■ Problem details
Write out the listing below in full and exactly, leaving out every picture.

● ● ●

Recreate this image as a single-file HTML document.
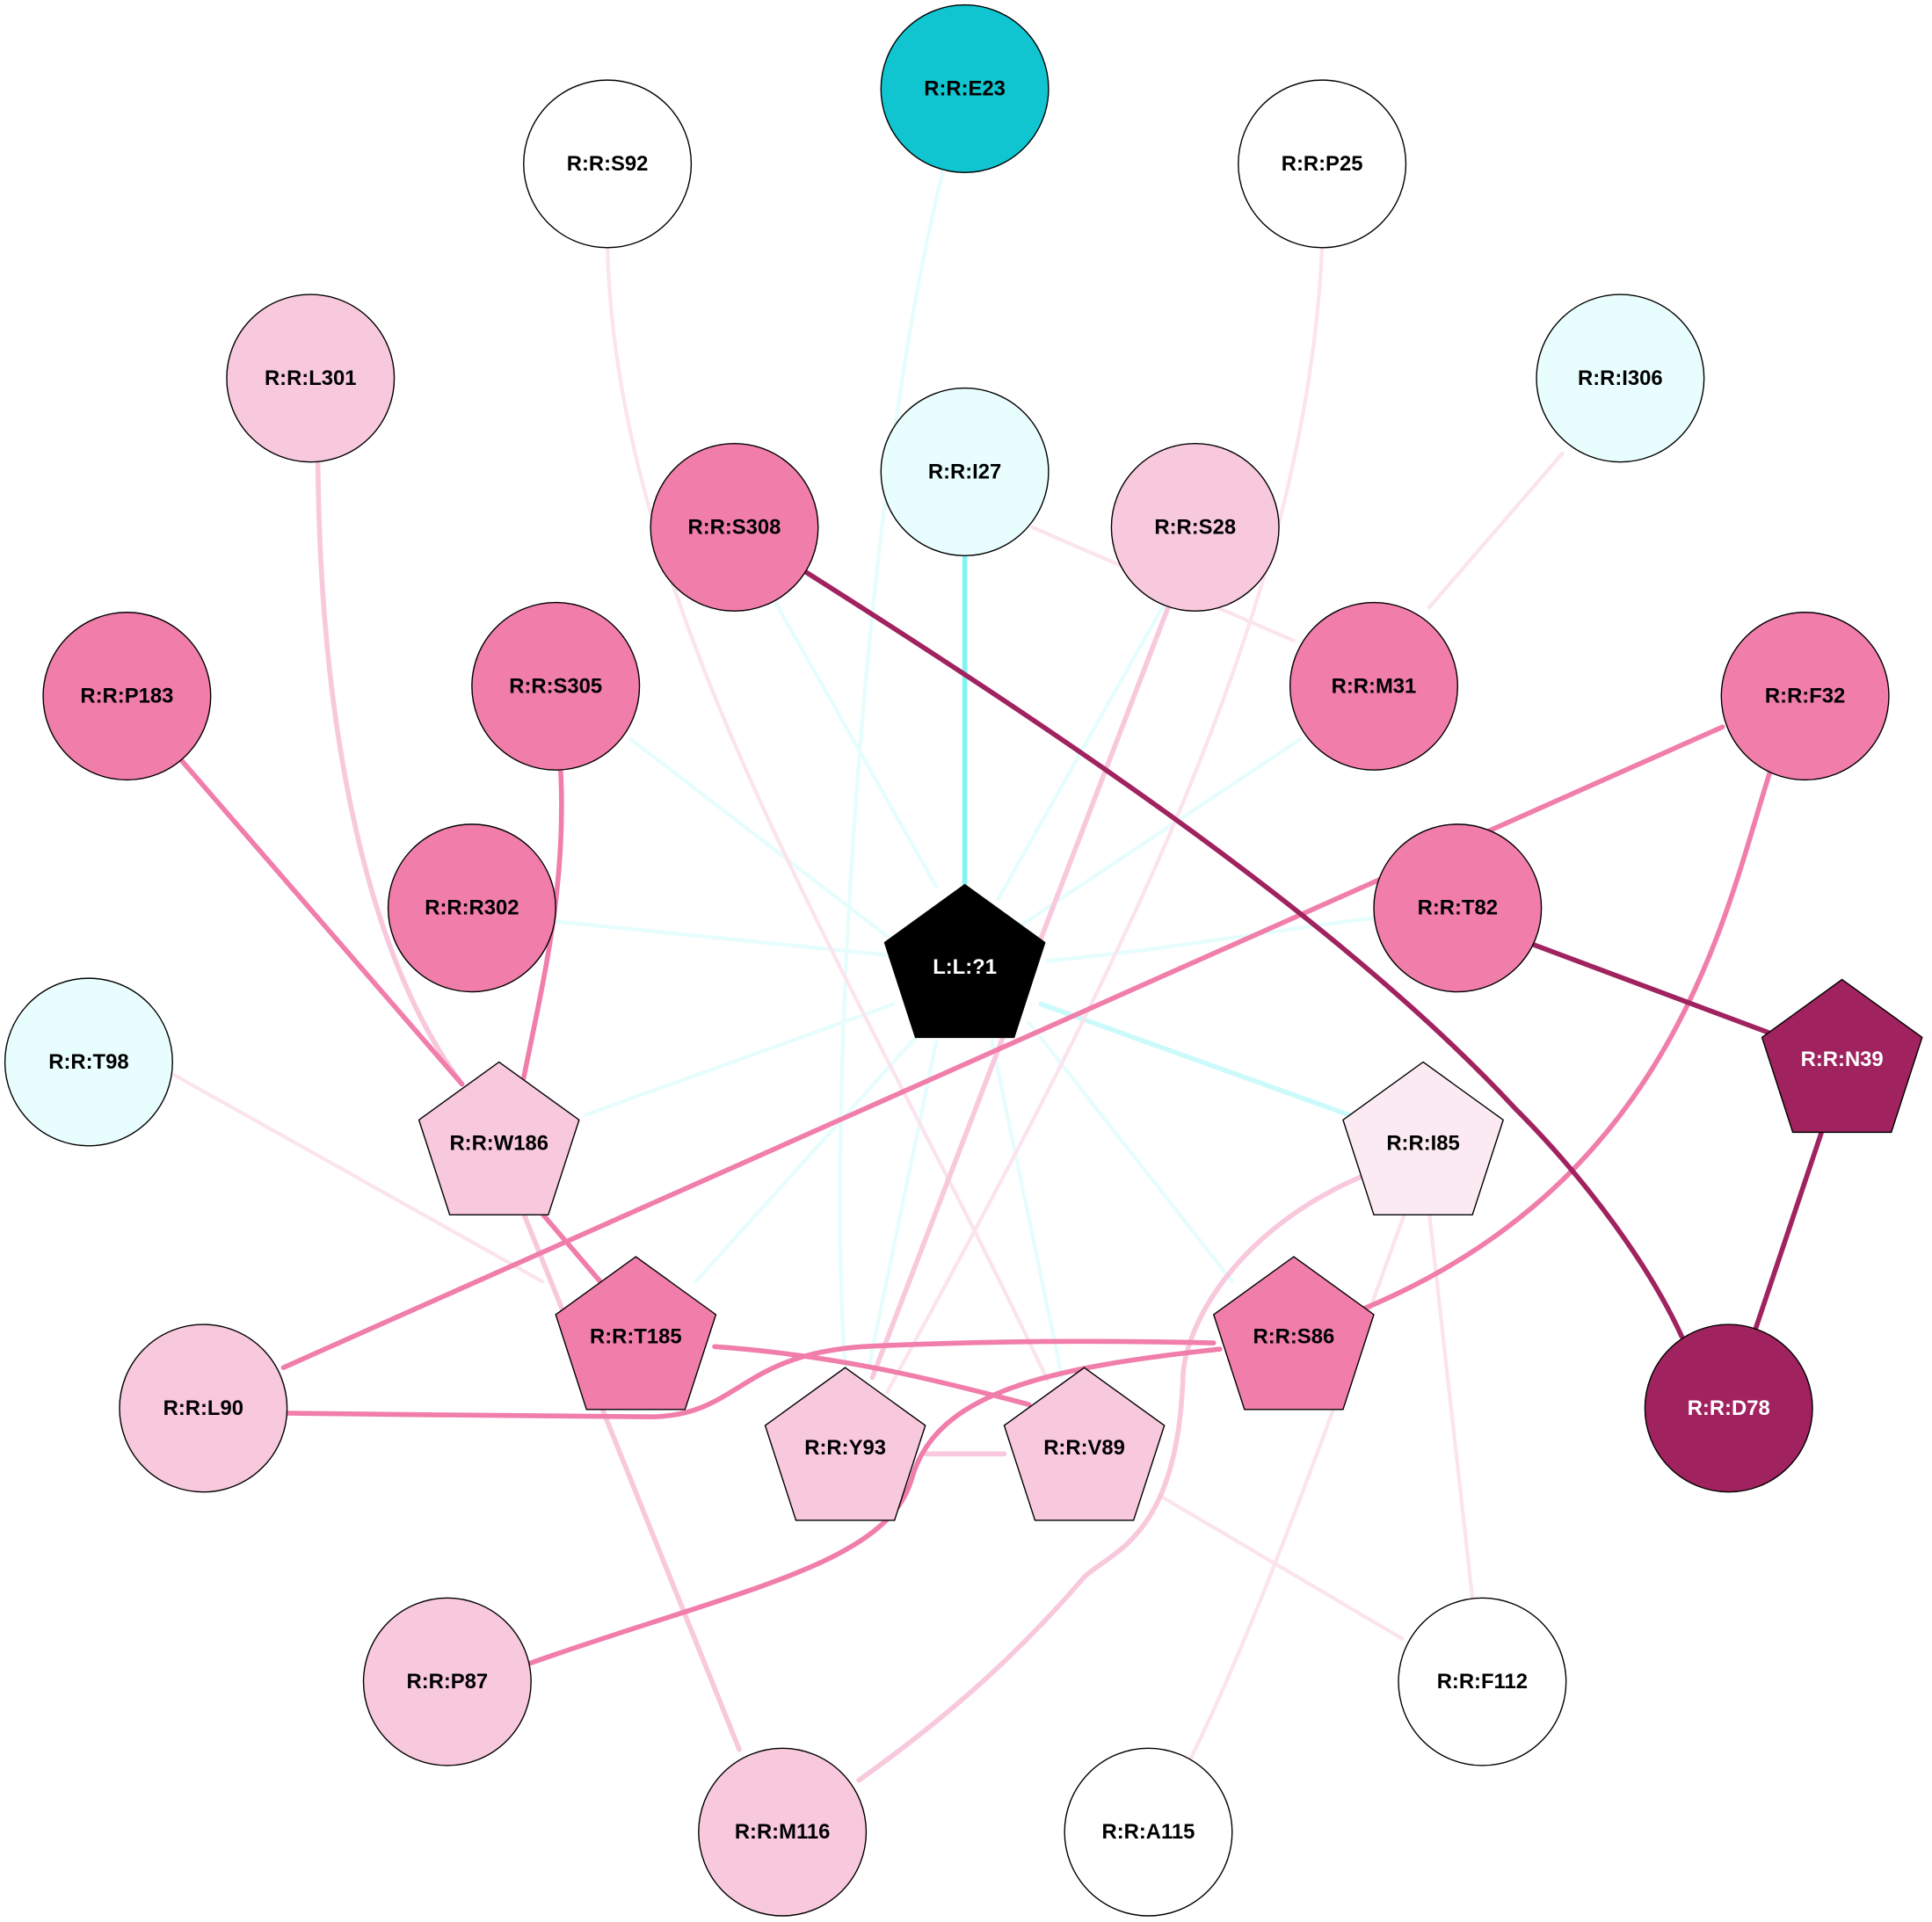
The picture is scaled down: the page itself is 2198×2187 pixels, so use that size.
<!DOCTYPE html>
<html><head><meta charset="utf-8"><style>
html,body{margin:0;padding:0;background:#fff;}
svg{display:block;}
text{font-family:"Liberation Sans",Arial,sans-serif;font-weight:bold;font-size:17px;text-anchor:middle;dominant-baseline:central;}
</style></head><body>
<svg width="2198" height="2187" viewBox="0 0 1568 1560" preserveAspectRatio="none" xmlns="http://www.w3.org/2000/svg">
<rect width="1568" height="1560" fill="#fff"/>
<g fill="none" stroke-linecap="round">
<g stroke="#e6fdfd" stroke-width="3">
<path d="M765,140 C700,400 670,900 686,1110"/>
<path d="M630,490 L760,720"/>
<path d="M945,490 L810,730"/>
<path d="M1055,600 L830,750"/>
<path d="M512,600 L720,760"/>
<path d="M452,748 L718,775"/>
<path d="M1115,745 C1000,760 950,770 850,780"/>
<path d="M725,815 L475,905"/>
<path d="M745,840 L565,1040"/>
<path d="M760,845 L705,1110"/>
<path d="M805,845 L862,1118"/>
<path d="M835,830 L1000,1040"/>
</g>
<path d="M845,815 L1095,905" stroke="#ccfafa" stroke-width="4"/>
<path d="M783,452 L783,718" stroke="#7ff5f5" stroke-width="4"/>
<g stroke="#fbe4ec" stroke-width="3">
<path d="M493,200 C500,500 700,800 850,1120"/>
<path d="M1073,200 C1060,500 900,800 720,1130"/>
<path d="M838,428 L1050,520"/>
<path d="M1268,368 L1160,493"/>
<path d="M137,870 L440,1040"/>
<path d="M943,1215 L1138,1330"/>
<path d="M1140,985 C1080,1150 1020,1320 965,1430"/>
<path d="M1160,985 L1195,1297"/>
</g>
<g stroke="#f8c8dc" stroke-width="4">
<path d="M258,375 C260,600 300,780 375,880"/>
<path d="M948,493 L708,1118"/>
<path d="M425,985 L600,1420"/>
<path d="M752,1180 L815,1180"/>
<path d="M1105,955 C1000,1000 960,1080 960,1120 C955,1250 900,1260 880,1280 C820,1350 760,1400 697,1445"/>
</g>
<g stroke="#f07daa" stroke-width="4">
<path d="M455,625 C460,720 440,800 425,875"/>
<path d="M148,618 L375,880"/>
<path d="M1398,590 L230,1110"/>
<path d="M1437,625 C1400,740 1360,960 1100,1065"/>
<path d="M440,985 L487,1040"/>
<path d="M580,1093 C680,1100 760,1120 835,1140"/>
<path d="M232,1147 C330,1148 480,1150 530,1150 C600,1148 600,1100 700,1093 C800,1088 900,1088 985,1090"/>
<path d="M990,1095 C850,1110 760,1130 740,1200 C720,1270 600,1290 430,1350"/>
</g>
<g stroke="#a0225e" stroke-width="4">
<path d="M652,463 C900,620 1100,760 1230,900 C1290,960 1340,1030 1365,1085"/>
<path d="M1240,765 L1435,838"/>
<path d="M1478,920 L1425,1078"/>
</g>
</g>
<g stroke="#000" stroke-width="1">
<circle cx="783" cy="72" r="68" fill="#10c5d0"/>
<circle cx="493" cy="133" r="68" fill="#fff"/>
<circle cx="1073" cy="133" r="68" fill="#fff"/>
<circle cx="252" cy="307" r="68" fill="#f8c8dc"/>
<circle cx="783" cy="383" r="68" fill="#e8fefe"/>
<circle cx="1315" cy="307" r="68" fill="#e8fefe"/>
<circle cx="596" cy="428" r="68" fill="#f07daa"/>
<circle cx="970" cy="428" r="68" fill="#f8c8dc"/>
<circle cx="1115" cy="557" r="68" fill="#f07daa"/>
<circle cx="451" cy="557" r="68" fill="#f07daa"/>
<circle cx="103" cy="565" r="68" fill="#f07daa"/>
<circle cx="1465" cy="565" r="68" fill="#f07daa"/>
<circle cx="383" cy="737" r="68" fill="#f07daa"/>
<circle cx="1183" cy="737" r="68" fill="#f07daa"/>
<circle cx="72" cy="862" r="68" fill="#e8fefe"/>
<circle cx="165" cy="1143" r="68" fill="#f8c8dc"/>
<circle cx="1403" cy="1143" r="68" fill="#a0225e"/>
<circle cx="363" cy="1365" r="68" fill="#f8c8dc"/>
<circle cx="1203" cy="1365" r="68" fill="#fff"/>
<circle cx="635" cy="1487" r="68" fill="#f8c8dc"/>
<circle cx="932" cy="1487" r="68" fill="#fff"/>
<polygon points="783,718 848,765 823,842 743,842 718,765" fill="#000"/>
<polygon points="405,862 470,909 445,986 365,986 340,909" fill="#f8c8dc"/>
<polygon points="1155,862 1220,909 1195,986 1115,986 1090,909" fill="#fbeaf1"/>
<polygon points="1495,795 1560,842 1535,919 1455,919 1430,842" fill="#a0225e"/>
<polygon points="516,1020 581,1067 556,1144 476,1144 451,1067" fill="#f07daa"/>
<polygon points="1050,1020 1115,1067 1090,1144 1010,1144 985,1067" fill="#f07daa"/>
<polygon points="686,1110 751,1157 726,1234 646,1234 621,1157" fill="#f8c8dc"/>
<polygon points="880,1110 945,1157 920,1234 840,1234 815,1157" fill="#f8c8dc"/>
</g>
<g fill="#000">
<text x="783" y="72">R:R:E23</text>
<text x="493" y="133">R:R:S92</text>
<text x="1073" y="133">R:R:P25</text>
<text x="252" y="307">R:R:L301</text>
<text x="783" y="383">R:R:I27</text>
<text x="1315" y="307">R:R:I306</text>
<text x="596" y="428">R:R:S308</text>
<text x="970" y="428">R:R:S28</text>
<text x="1115" y="557">R:R:M31</text>
<text x="451" y="557">R:R:S305</text>
<text x="103" y="565">R:R:P183</text>
<text x="1465" y="565">R:R:F32</text>
<text x="383" y="737">R:R:R302</text>
<text x="1183" y="737">R:R:T82</text>
<text x="72" y="862">R:R:T98</text>
<text x="165" y="1143">R:R:L90</text>
<text x="1403" y="1143" fill="#fff">R:R:D78</text>
<text x="363" y="1365">R:R:P87</text>
<text x="1203" y="1365">R:R:F112</text>
<text x="635" y="1487">R:R:M116</text>
<text x="932" y="1487">R:R:A115</text>
<text x="783" y="785" fill="#fff">L:L:?1</text>
<text x="405" y="928">R:R:W186</text>
<text x="1155" y="928">R:R:I85</text>
<text x="1495" y="860" fill="#fff">R:R:N39</text>
<text x="516" y="1085">R:R:T185</text>
<text x="1050" y="1085">R:R:S86</text>
<text x="686" y="1175">R:R:Y93</text>
<text x="880" y="1175">R:R:V89</text>
</g>
</svg>
</body></html>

● ● ●

■ Right answer
Recreate this image as a single-file HTML document.
The picture is scaled down: the page itself is 2198×2187 pixels, so use that size.
<!DOCTYPE html>
<html><head><meta charset="utf-8"><style>
html,body{margin:0;padding:0;background:#fff;}
svg{display:block;}
text{font-family:"Liberation Sans",Arial,sans-serif;font-weight:bold;font-size:17px;text-anchor:middle;dominant-baseline:central;}
</style></head><body>
<svg width="2198" height="2187" viewBox="0 0 1568 1560" preserveAspectRatio="none" xmlns="http://www.w3.org/2000/svg">
<rect width="1568" height="1560" fill="#fff"/>
<g fill="none" stroke-linecap="round">
<g stroke="#e6fdfd" stroke-width="3">
<path d="M765,140 C700,400 670,900 686,1110"/>
<path d="M630,490 L760,720"/>
<path d="M945,490 L810,730"/>
<path d="M1055,600 L830,750"/>
<path d="M512,600 L720,760"/>
<path d="M452,748 L718,775"/>
<path d="M1115,745 C1000,760 950,770 850,780"/>
<path d="M725,815 L475,905"/>
<path d="M745,840 L565,1040"/>
<path d="M760,845 L705,1110"/>
<path d="M805,845 L862,1118"/>
<path d="M835,830 L1000,1040"/>
</g>
<path d="M845,815 L1095,905" stroke="#ccfafa" stroke-width="4"/>
<path d="M783,452 L783,718" stroke="#7ff5f5" stroke-width="4"/>
<g stroke="#fbe4ec" stroke-width="3">
<path d="M493,200 C500,500 700,800 850,1120"/>
<path d="M1073,200 C1060,500 900,800 720,1130"/>
<path d="M838,428 L1050,520"/>
<path d="M1268,368 L1160,493"/>
<path d="M137,870 L440,1040"/>
<path d="M943,1215 L1138,1330"/>
<path d="M1140,985 C1080,1150 1020,1320 965,1430"/>
<path d="M1160,985 L1195,1297"/>
</g>
<g stroke="#f8c8dc" stroke-width="4">
<path d="M258,375 C260,600 300,780 375,880"/>
<path d="M948,493 L708,1118"/>
<path d="M425,985 L600,1420"/>
<path d="M752,1180 L815,1180"/>
<path d="M1105,955 C1000,1000 960,1080 960,1120 C955,1250 900,1260 880,1280 C820,1350 760,1400 697,1445"/>
</g>
<g stroke="#f07daa" stroke-width="4">
<path d="M455,625 C460,720 440,800 425,875"/>
<path d="M148,618 L375,880"/>
<path d="M1398,590 L230,1110"/>
<path d="M1437,625 C1400,740 1360,960 1100,1065"/>
<path d="M440,985 L487,1040"/>
<path d="M580,1093 C680,1100 760,1120 835,1140"/>
<path d="M232,1147 C330,1148 480,1150 530,1150 C600,1148 600,1100 700,1093 C800,1088 900,1088 985,1090"/>
<path d="M990,1095 C850,1110 760,1130 740,1200 C720,1270 600,1290 430,1350"/>
</g>
<g stroke="#a0225e" stroke-width="4">
<path d="M652,463 C900,620 1100,760 1230,900 C1290,960 1340,1030 1365,1085"/>
<path d="M1240,765 L1435,838"/>
<path d="M1478,920 L1425,1078"/>
</g>
</g>
<g stroke="#000" stroke-width="1">
<circle cx="783" cy="72" r="68" fill="#10c5d0"/>
<circle cx="493" cy="133" r="68" fill="#fff"/>
<circle cx="1073" cy="133" r="68" fill="#fff"/>
<circle cx="252" cy="307" r="68" fill="#f8c8dc"/>
<circle cx="783" cy="383" r="68" fill="#e8fefe"/>
<circle cx="1315" cy="307" r="68" fill="#e8fefe"/>
<circle cx="596" cy="428" r="68" fill="#f07daa"/>
<circle cx="970" cy="428" r="68" fill="#f8c8dc"/>
<circle cx="1115" cy="557" r="68" fill="#f07daa"/>
<circle cx="451" cy="557" r="68" fill="#f07daa"/>
<circle cx="103" cy="565" r="68" fill="#f07daa"/>
<circle cx="1465" cy="565" r="68" fill="#f07daa"/>
<circle cx="383" cy="737" r="68" fill="#f07daa"/>
<circle cx="1183" cy="737" r="68" fill="#f07daa"/>
<circle cx="72" cy="862" r="68" fill="#e8fefe"/>
<circle cx="165" cy="1143" r="68" fill="#f8c8dc"/>
<circle cx="1403" cy="1143" r="68" fill="#a0225e"/>
<circle cx="363" cy="1365" r="68" fill="#f8c8dc"/>
<circle cx="1203" cy="1365" r="68" fill="#fff"/>
<circle cx="635" cy="1487" r="68" fill="#f8c8dc"/>
<circle cx="932" cy="1487" r="68" fill="#fff"/>
<polygon points="783,718 848,765 823,842 743,842 718,765" fill="#000"/>
<polygon points="405,862 470,909 445,986 365,986 340,909" fill="#f8c8dc"/>
<polygon points="1155,862 1220,909 1195,986 1115,986 1090,909" fill="#fbeaf1"/>
<polygon points="1495,795 1560,842 1535,919 1455,919 1430,842" fill="#a0225e"/>
<polygon points="516,1020 581,1067 556,1144 476,1144 451,1067" fill="#f07daa"/>
<polygon points="1050,1020 1115,1067 1090,1144 1010,1144 985,1067" fill="#f07daa"/>
<polygon points="686,1110 751,1157 726,1234 646,1234 621,1157" fill="#f8c8dc"/>
<polygon points="880,1110 945,1157 920,1234 840,1234 815,1157" fill="#f8c8dc"/>
</g>
<g fill="#000">
<text x="783" y="72">R:R:E23</text>
<text x="493" y="133">R:R:S92</text>
<text x="1073" y="133">R:R:P25</text>
<text x="252" y="307">R:R:L301</text>
<text x="783" y="383">R:R:I27</text>
<text x="1315" y="307">R:R:I306</text>
<text x="596" y="428">R:R:S308</text>
<text x="970" y="428">R:R:S28</text>
<text x="1115" y="557">R:R:M31</text>
<text x="451" y="557">R:R:S305</text>
<text x="103" y="565">R:R:P183</text>
<text x="1465" y="565">R:R:F32</text>
<text x="383" y="737">R:R:R302</text>
<text x="1183" y="737">R:R:T82</text>
<text x="72" y="862">R:R:T98</text>
<text x="165" y="1143">R:R:L90</text>
<text x="1403" y="1143" fill="#fff">R:R:D78</text>
<text x="363" y="1365">R:R:P87</text>
<text x="1203" y="1365">R:R:F112</text>
<text x="635" y="1487">R:R:M116</text>
<text x="932" y="1487">R:R:A115</text>
<text x="783" y="785" fill="#fff">L:L:?1</text>
<text x="405" y="928">R:R:W186</text>
<text x="1155" y="928">R:R:I85</text>
<text x="1495" y="860" fill="#fff">R:R:N39</text>
<text x="516" y="1085">R:R:T185</text>
<text x="1050" y="1085">R:R:S86</text>
<text x="686" y="1175">R:R:Y93</text>
<text x="880" y="1175">R:R:V89</text>
</g>
</svg>
</body></html>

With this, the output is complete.